Rich countries backtrack on aid?
According to Hugh Williamson in the FT the 8 richest countries are stepping back from the commitment they gave in Gleneagles to increase aid:
Leaders of the Group of Eight rich nations are set to backtrack on their landmark pledge at the Gleneagles summit in 2005 to increase development aid to Africa to $25bn a year. A draft communiqué obtained by the Financial Times, due to be issued at the group’s July summit in Hokkaido, Japan, shows leaders will commit to fulfilling “our commitments on [development aid] made at Gleneagles” – but fails to cite the target of $25bn annually by 2010.
To be fair, the only evidence for this given by the FT is that the draft G8 summit makes no reference to the figure. In some ways this may seem pedantic – failing to repeat the number is not the sane thing as renouncing it – but for those of us who watch summit language carefully, this is a significant ommission. If the countries meant to to keep their promises, they would make a virtue of it by restating the commitment. The only possible reason for dropping the language is that they no longer believe they will live up to it.
In some ways, however, this is more worrying:
In a further retreat, the G8 is set to abandon its Gleneagles promise to provide universal access to Aids treatment and prevention by 2010. The pledge has been a benchmark around which health campaigners and others have been organising their work, especially in Africa.
Universal access to AIDS treatment is a much better target than the aid target. In principle, we should be setting targets for what we plan to achieve, not targets for how much we plan to spend (which creates perverse incentives to spend more, rather than achieve more value for money).
What causes uncertainty in vaccine demand?

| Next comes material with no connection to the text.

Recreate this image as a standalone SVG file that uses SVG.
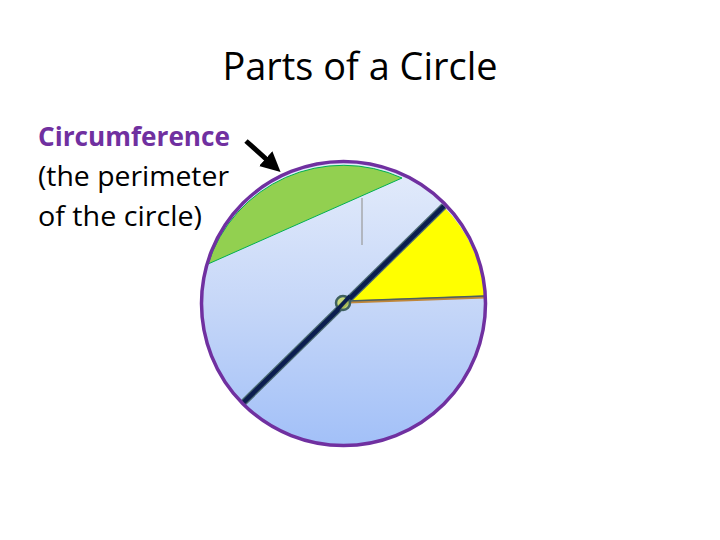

Scientific American discusses the need for better forecasting of need for drugs and vaccines:
Unpredictable demand creates a three-way catch-22 problem, as pointed out in a 2002 study commissioned by the GAVI Alliance, formerly the Global Alliance for Vaccines and Immunization. Poor countries have to know the price of a vaccine to see if they can afford it. Manufacturers, however, are hesitant to set a price unless they know how many doses will be bought. And aid donors cannot be sure they can subsidize a purchase without knowing the price and quantity of the sale. Vaccine purchases have occurred anyway, but not without difficulty. In 2002, when GAVI convinced suppliers to manufacture extra courses of an existing vaccine against Haemophilus influenzae type b, poor countries were slow to buy it. "We were very naive at that time and thought countries would take up the vaccine much faster than they did," recalls Michel Zaffran, the group's deputy executive secretary. "The tools that we had available were very poor."
I am not personally convinced that the problem is forecasting demand in the sense of uncertainty about how many doses of vaccine we are likely to need. In principle, the number of children in a cohort, the extent to which they are at risk of particular diseases, and the the capacity of health services to reach them with vaccines, are all likely to vary little from one year to another.
The big driver of uncertainty in demand seems to be the behaviour of donors, capriciously moving money from one priority to another according to the latest political priority or development fad, or unpredictably dumping their unspent budget at the end of the year on easy-to-buy goods such as pharmaceutical companies. As well as improving our techniques for forecasting demand, we need to take a long hard look at how we can make aid budgets more predictable, so that developing countries have much more information with which to plan, long in advance, how many drugs and vaccines they will be able to afford.